Task goal — Set down the data below without change, skipping the pictures it holds.
**** Raw data ****
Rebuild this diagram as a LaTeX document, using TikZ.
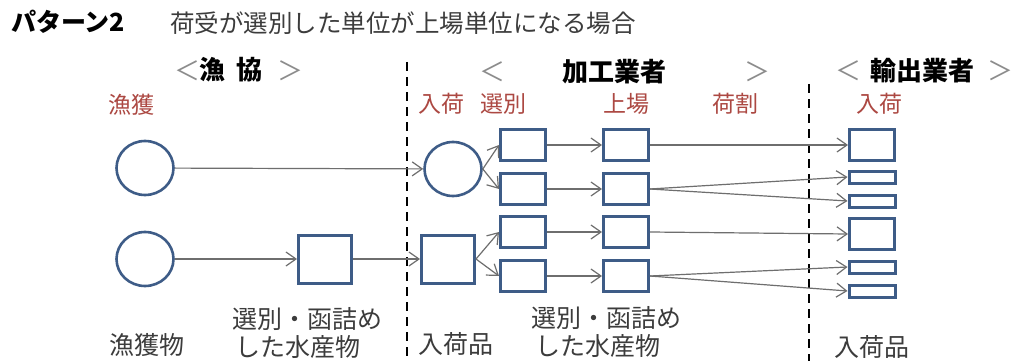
\documentclass[tikz,border=0pt]{standalone}
\usepackage{fontspec}
\setmainfont{Noto Sans CJK JP}
\usetikzlibrary{arrows.meta,shapes.geometric}
\definecolor{boxblue}{RGB}{62,92,135}
\definecolor{labred}{RGB}{172,72,66}
\definecolor{arrgray}{RGB}{110,110,110}
\definecolor{txtgray}{RGB}{60,60,60}
\definecolor{brkgray}{RGB}{140,140,140}
\tikzset{
  circ/.style={ellipse,draw=boxblue,line width=2.6pt,minimum width=57pt,minimum height=54pt,inner sep=0pt},
  bigbox/.style={rectangle,draw=boxblue,line width=3pt,minimum width=53pt,minimum height=48pt,inner sep=0pt},
  selbox/.style={rectangle,draw=boxblue,line width=3pt,minimum width=45pt,minimum height=31pt,inner sep=0pt},
  thinbox/.style={rectangle,draw=boxblue,line width=3pt,minimum width=46pt,minimum height=12pt,inner sep=0pt},
  flow/.style={draw=arrgray,line width=1.2pt,-{Straight Barb[length=10pt,width=14pt,line width=1.2pt]}},
  divider/.style={draw=black,line width=2pt,dash pattern=on 9pt off 6pt},
  redlab/.style={text=labred,font=\fontsize{23}{26}\selectfont,inner sep=0pt},
  botlab/.style={text=txtgray,font=\fontsize{25}{28}\selectfont,inner sep=0pt,anchor=west},
  head/.style={text=black,font=\fontsize{26}{30}\selectfont\bfseries,inner sep=0pt},
  brk/.style={text=brkgray,font=\fontsize{26}{30}\selectfont,inner sep=0pt},
}
\begin{document}
\begin{tikzpicture}[x=1pt,y=-1pt]
\useasboundingbox[fill=white] (0,0) rectangle (1023,361);
% title
\node[anchor=west,inner sep=0pt,font=\fontsize{25}{30}\selectfont\bfseries] (title) at (11,22) {パターン2};
\node[anchor=west,inner sep=0pt,text=txtgray,font=\fontsize{24.5}{30}\selectfont] (subtitle) at (170,23) {荷受が選別した単位が上場単位になる場合};
% headers
\node[brk] (lb1) at (187,71) {＜};
\node[head,anchor=west] (gyokyo) at (199,70) {漁\hspace{0.45em}協};
\node[brk] (rb1) at (290,71) {＞};
\node[brk] (lb2) at (492,72) {＜};
\node[head] (kako) at (614,72) {加工業者};
\node[brk] (rb2) at (757,72) {＞};
\node[brk] (lb3) at (848,71) {＜};
\node[head] (yushutsu) at (922,71) {輸出業者};
\node[brk] (rb3) at (1000,71) {＞};
% dividers
\coordinate (d1t) at (407,62);
\coordinate (d1b) at (407,361);
\coordinate (d2t) at (809,84);
\coordinate (d2b) at (809,361);
\draw[divider] (d1t) -- (d1b);
\draw[divider] (d2t) -- (d2b);
% red labels
\node[redlab] (l1) at (131,105) {漁獲};
\node[redlab] (l2) at (441,104) {入荷};
\node[redlab] (l3) at (503,104) {選別};
\node[redlab] (l4) at (626,104) {上場};
\node[redlab] (l5) at (735,104) {荷割};
\node[redlab] (l6) at (879,104) {入荷};
% shapes
\node[circ] (c1) at (145,168) {};
\node[circ] (c2) at (145,259) {};
\node[bigbox] (b1) at (325,259) {};
\node[circ] (c3) at (453,169) {};
\node[bigbox] (r1) at (448,259) {};
\node[selbox] (s1) at (523,145) {};
\node[selbox] (s2) at (523,189) {};
\node[selbox] (s3) at (523,232) {};
\node[selbox] (s4) at (523,276) {};
\node[selbox] (u1) at (626,145) {};
\node[selbox] (u2) at (626,189) {};
\node[selbox] (u3) at (626,232) {};
\node[selbox] (u4) at (626,276) {};
\node[selbox] (e1) at (872,145) {};
\node[thinbox] (e2) at (872,177) {};
\node[thinbox] (e3) at (872,201) {};
\node[selbox] (e4) at (872,234) {};
\node[thinbox] (e5) at (872,267) {};
\node[thinbox] (e6) at (872,291) {};
% flows
\draw[flow] (c1) -- (c3);
\draw[flow] (c2) -- (b1);
\draw[flow] (b1) -- (r1);
\draw[flow] (c3.east) -- (s1.west);
\draw[flow] (c3.east) -- (s2.west);
\draw[flow] (r1.east) -- (s3.west);
\draw[flow] (r1.east) -- (s4.west);
\draw[flow] (s1) -- (u1);
\draw[flow] (s2) -- (u2);
\draw[flow] (s3) -- (u3);
\draw[flow] (s4) -- (u4);
\draw[flow] (u1.east) -- (e1.west);
\draw[flow] (u2.east) -- (e2.west);
\draw[flow] (u2.east) -- (e3.west);
\draw[flow] (u3.east) -- (e4.west);
\draw[flow] (u4.east) -- (e5.west);
\draw[flow] (u4.east) -- (e6.west);
% bottom labels
\node[botlab] (t1) at (109,345) {漁獲物};
\node[botlab] (t2a) at (232,319) {選別・函詰め};
\node[botlab] (t2b) at (235,347) {した水産物};
\node[botlab] (t3) at (418,344) {入荷品};
\node[botlab] (t4a) at (531,318) {選別・函詰め};
\node[botlab] (t4b) at (535,346) {した水産物};
\node[botlab] (t5) at (834,347) {入荷品};
\end{tikzpicture}
\end{document}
****
Correct result —
Rebuild this diagram as a LaTeX document, using TikZ.
\documentclass[tikz,border=0pt]{standalone}
\usepackage{fontspec}
\setmainfont{Noto Sans CJK JP}
\usetikzlibrary{arrows.meta,shapes.geometric}
\definecolor{boxblue}{RGB}{62,92,135}
\definecolor{labred}{RGB}{172,72,66}
\definecolor{arrgray}{RGB}{110,110,110}
\definecolor{txtgray}{RGB}{60,60,60}
\definecolor{brkgray}{RGB}{140,140,140}
\tikzset{
  circ/.style={ellipse,draw=boxblue,line width=2.6pt,minimum width=57pt,minimum height=54pt,inner sep=0pt},
  bigbox/.style={rectangle,draw=boxblue,line width=3pt,minimum width=53pt,minimum height=48pt,inner sep=0pt},
  selbox/.style={rectangle,draw=boxblue,line width=3pt,minimum width=45pt,minimum height=31pt,inner sep=0pt},
  thinbox/.style={rectangle,draw=boxblue,line width=3pt,minimum width=46pt,minimum height=12pt,inner sep=0pt},
  flow/.style={draw=arrgray,line width=1.2pt,-{Straight Barb[length=10pt,width=14pt,line width=1.2pt]}},
  divider/.style={draw=black,line width=2pt,dash pattern=on 9pt off 6pt},
  redlab/.style={text=labred,font=\fontsize{23}{26}\selectfont,inner sep=0pt},
  botlab/.style={text=txtgray,font=\fontsize{25}{28}\selectfont,inner sep=0pt,anchor=west},
  head/.style={text=black,font=\fontsize{26}{30}\selectfont\bfseries,inner sep=0pt},
  brk/.style={text=brkgray,font=\fontsize{26}{30}\selectfont,inner sep=0pt},
}
\begin{document}
\begin{tikzpicture}[x=1pt,y=-1pt]
\useasboundingbox[fill=white] (0,0) rectangle (1023,361);
% title
\node[anchor=west,inner sep=0pt,font=\fontsize{25}{30}\selectfont\bfseries] (title) at (11,22) {パターン2};
\node[anchor=west,inner sep=0pt,text=txtgray,font=\fontsize{24.5}{30}\selectfont] (subtitle) at (170,23) {荷受が選別した単位が上場単位になる場合};
% headers
\node[brk] (lb1) at (187,71) {＜};
\node[head,anchor=west] (gyokyo) at (199,70) {漁\hspace{0.45em}協};
\node[brk] (rb1) at (290,71) {＞};
\node[brk] (lb2) at (492,72) {＜};
\node[head] (kako) at (614,72) {加工業者};
\node[brk] (rb2) at (757,72) {＞};
\node[brk] (lb3) at (848,71) {＜};
\node[head] (yushutsu) at (922,71) {輸出業者};
\node[brk] (rb3) at (1000,71) {＞};
% dividers
\coordinate (d1t) at (407,62);
\coordinate (d1b) at (407,361);
\coordinate (d2t) at (809,84);
\coordinate (d2b) at (809,361);
\draw[divider] (d1t) -- (d1b);
\draw[divider] (d2t) -- (d2b);
% red labels
\node[redlab] (l1) at (131,105) {漁獲};
\node[redlab] (l2) at (441,104) {入荷};
\node[redlab] (l3) at (503,104) {選別};
\node[redlab] (l4) at (626,104) {上場};
\node[redlab] (l5) at (735,104) {荷割};
\node[redlab] (l6) at (879,104) {入荷};
% shapes
\node[circ] (c1) at (145,168) {};
\node[circ] (c2) at (145,259) {};
\node[bigbox] (b1) at (325,259) {};
\node[circ] (c3) at (453,169) {};
\node[bigbox] (r1) at (448,259) {};
\node[selbox] (s1) at (523,145) {};
\node[selbox] (s2) at (523,189) {};
\node[selbox] (s3) at (523,232) {};
\node[selbox] (s4) at (523,276) {};
\node[selbox] (u1) at (626,145) {};
\node[selbox] (u2) at (626,189) {};
\node[selbox] (u3) at (626,232) {};
\node[selbox] (u4) at (626,276) {};
\node[selbox] (e1) at (872,145) {};
\node[thinbox] (e2) at (872,177) {};
\node[thinbox] (e3) at (872,201) {};
\node[selbox] (e4) at (872,234) {};
\node[thinbox] (e5) at (872,267) {};
\node[thinbox] (e6) at (872,291) {};
% flows
\draw[flow] (c1) -- (c3);
\draw[flow] (c2) -- (b1);
\draw[flow] (b1) -- (r1);
\draw[flow] (c3.east) -- (s1.west);
\draw[flow] (c3.east) -- (s2.west);
\draw[flow] (r1.east) -- (s3.west);
\draw[flow] (r1.east) -- (s4.west);
\draw[flow] (s1) -- (u1);
\draw[flow] (s2) -- (u2);
\draw[flow] (s3) -- (u3);
\draw[flow] (s4) -- (u4);
\draw[flow] (u1.east) -- (e1.west);
\draw[flow] (u2.east) -- (e2.west);
\draw[flow] (u2.east) -- (e3.west);
\draw[flow] (u3.east) -- (e4.west);
\draw[flow] (u4.east) -- (e5.west);
\draw[flow] (u4.east) -- (e6.west);
% bottom labels
\node[botlab] (t1) at (109,345) {漁獲物};
\node[botlab] (t2a) at (232,319) {選別・函詰め};
\node[botlab] (t2b) at (235,347) {した水産物};
\node[botlab] (t3) at (418,344) {入荷品};
\node[botlab] (t4a) at (531,318) {選別・函詰め};
\node[botlab] (t4b) at (535,346) {した水産物};
\node[botlab] (t5) at (834,347) {入荷品};
\end{tikzpicture}
\end{document}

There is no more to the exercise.